▶ [Exercise objective]:
Copy out every record below exactly as written, but leave out any pictures.

▶ [Supplied material]:
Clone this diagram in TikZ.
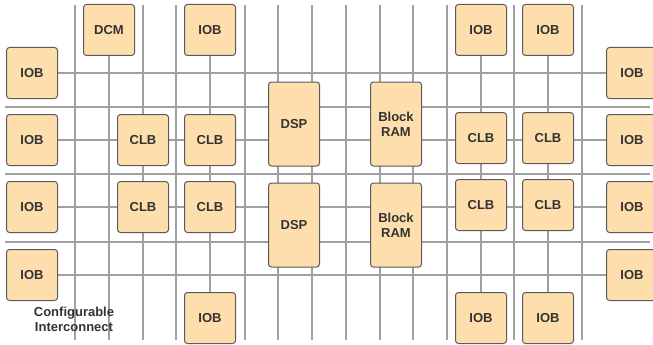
\documentclass[tikz,border=0pt]{standalone}
\usepackage{fontspec}
\setmainfont{Liberation Sans}
\usepackage{xcolor}
\usepackage{tikz}
\usetikzlibrary{positioning,backgrounds}
\definecolor{BlockFill}{RGB}{255,222,173}
\definecolor{BlockEdge}{RGB}{90,90,90}
\definecolor{WireGray}{RGB}{160,160,160}
\definecolor{LabelGray}{RGB}{51,51,51}

\begin{document}
\begin{tikzpicture}[x=1pt, y=-1pt,
    block/.style={draw=BlockEdge, line width=1pt, rounded corners=3pt, fill=BlockFill, text=LabelGray, minimum width=51pt, minimum height=51pt, font=\fontsize{13}{15}\selectfont\bfseries, align=center, inner sep=0pt},
    tall/.style={block, minimum height=84pt},
    wire/.style={draw=WireGray, line width=1.5pt}]
    \path[use as bounding box, clip] (0,0) rectangle (653,345);

    \node [block] (dcm) at (109,30) {DCM};
    \node [block] (iobT1) at (210,30) {IOB};
    \node [block] (iobT2) at (481,30) {IOB};
    \node [block] (iobT3) at (548,30) {IOB};

    \node [block] (iobL1) at (32,73) {IOB};
    \node [block] (iobL2) at (32,140) {IOB};
    \node [block] (iobL3) at (32,207) {IOB};
    \node [block] (iobL4) at (32,275) {IOB};

    \node [block] (iobR1) at (632,73) {IOB};
    \node [block] (iobR2) at (632,140) {IOB};
    \node [block] (iobR3) at (632,207) {IOB};
    \node [block] (iobR4) at (632,275) {IOB};

    \node [block] (clb1) at (143,140) {CLB};
    \node [block] (clb2) at (210,140) {CLB};
    \node [block] (clb3) at (143,207) {CLB};
    \node [block] (clb4) at (210,207) {CLB};
    \node [block] (clb5) at (481,138) {CLB};
    \node [block] (clb6) at (548,138) {CLB};
    \node [block] (clb7) at (481,205) {CLB};
    \node [block] (clb8) at (548,205) {CLB};

    \node [tall] (dsp1) at (294,124) {DSP};
    \node [tall] (dsp2) at (294,225) {DSP};
    \node [tall] (ram1) at (396,124) {Block\\RAM};
    \node [tall] (ram2) at (396,225) {Block\\RAM};

    \node [block] (iobB1) at (210,318) {IOB};
    \node [block] (iobB2) at (481,318) {IOB};
    \node [block] (iobB3) at (548,318) {IOB};

    \node [text=LabelGray, font=\fontsize{13}{15}\selectfont\bfseries, align=center] (caption) at (74,319) {Configurable\\Interconnect};

    \coordinate (dcmEnd) at (109,340);

    \begin{scope}[on background layer]
        \foreach \x in {75,143,176,245,278,312,346,380,413,447,514,582}
            \draw [wire] (\x,5) -- (\x,340);
        \foreach \y in {107,174,242}
            \draw [wire] (5,\y) -- (650,\y);
        \draw [wire] (dcm) -- (dcmEnd);
        \draw [wire] (iobT1) -- (iobB1);
        \draw [wire] (iobT2) -- (iobB2);
        \draw [wire] (iobT3) -- (iobB3);
        \draw [wire] (iobL1) -- (iobR1);
        \draw [wire] (iobL2) -- (iobR2);
        \draw [wire] (iobL3) -- (iobR3);
        \draw [wire] (iobL4) -- (iobR4);
    \end{scope}
\end{tikzpicture}
\end{document}
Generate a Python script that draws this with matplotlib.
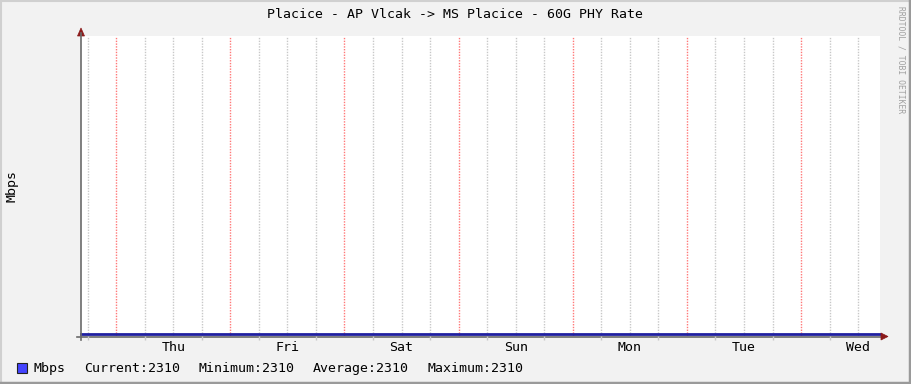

▶ [Result of the exercise]:
Clone this diagram in TikZ.
\documentclass[tikz,border=0pt]{standalone}
\usepackage{fontspec}
\setmainfont{Liberation Sans}
\usepackage{xcolor}
\usepackage{tikz}
\usetikzlibrary{positioning,backgrounds}
\definecolor{BlockFill}{RGB}{255,222,173}
\definecolor{BlockEdge}{RGB}{90,90,90}
\definecolor{WireGray}{RGB}{160,160,160}
\definecolor{LabelGray}{RGB}{51,51,51}

\begin{document}
\begin{tikzpicture}[x=1pt, y=-1pt,
    block/.style={draw=BlockEdge, line width=1pt, rounded corners=3pt, fill=BlockFill, text=LabelGray, minimum width=51pt, minimum height=51pt, font=\fontsize{13}{15}\selectfont\bfseries, align=center, inner sep=0pt},
    tall/.style={block, minimum height=84pt},
    wire/.style={draw=WireGray, line width=1.5pt}]
    \path[use as bounding box, clip] (0,0) rectangle (653,345);

    \node [block] (dcm) at (109,30) {DCM};
    \node [block] (iobT1) at (210,30) {IOB};
    \node [block] (iobT2) at (481,30) {IOB};
    \node [block] (iobT3) at (548,30) {IOB};

    \node [block] (iobL1) at (32,73) {IOB};
    \node [block] (iobL2) at (32,140) {IOB};
    \node [block] (iobL3) at (32,207) {IOB};
    \node [block] (iobL4) at (32,275) {IOB};

    \node [block] (iobR1) at (632,73) {IOB};
    \node [block] (iobR2) at (632,140) {IOB};
    \node [block] (iobR3) at (632,207) {IOB};
    \node [block] (iobR4) at (632,275) {IOB};

    \node [block] (clb1) at (143,140) {CLB};
    \node [block] (clb2) at (210,140) {CLB};
    \node [block] (clb3) at (143,207) {CLB};
    \node [block] (clb4) at (210,207) {CLB};
    \node [block] (clb5) at (481,138) {CLB};
    \node [block] (clb6) at (548,138) {CLB};
    \node [block] (clb7) at (481,205) {CLB};
    \node [block] (clb8) at (548,205) {CLB};

    \node [tall] (dsp1) at (294,124) {DSP};
    \node [tall] (dsp2) at (294,225) {DSP};
    \node [tall] (ram1) at (396,124) {Block\\RAM};
    \node [tall] (ram2) at (396,225) {Block\\RAM};

    \node [block] (iobB1) at (210,318) {IOB};
    \node [block] (iobB2) at (481,318) {IOB};
    \node [block] (iobB3) at (548,318) {IOB};

    \node [text=LabelGray, font=\fontsize{13}{15}\selectfont\bfseries, align=center] (caption) at (74,319) {Configurable\\Interconnect};

    \coordinate (dcmEnd) at (109,340);

    \begin{scope}[on background layer]
        \foreach \x in {75,143,176,245,278,312,346,380,413,447,514,582}
            \draw [wire] (\x,5) -- (\x,340);
        \foreach \y in {107,174,242}
            \draw [wire] (5,\y) -- (650,\y);
        \draw [wire] (dcm) -- (dcmEnd);
        \draw [wire] (iobT1) -- (iobB1);
        \draw [wire] (iobT2) -- (iobB2);
        \draw [wire] (iobT3) -- (iobB3);
        \draw [wire] (iobL1) -- (iobR1);
        \draw [wire] (iobL2) -- (iobR2);
        \draw [wire] (iobL3) -- (iobR3);
        \draw [wire] (iobL4) -- (iobR4);
    \end{scope}
\end{tikzpicture}
\end{document}
Generate a Python script that draws this with matplotlib.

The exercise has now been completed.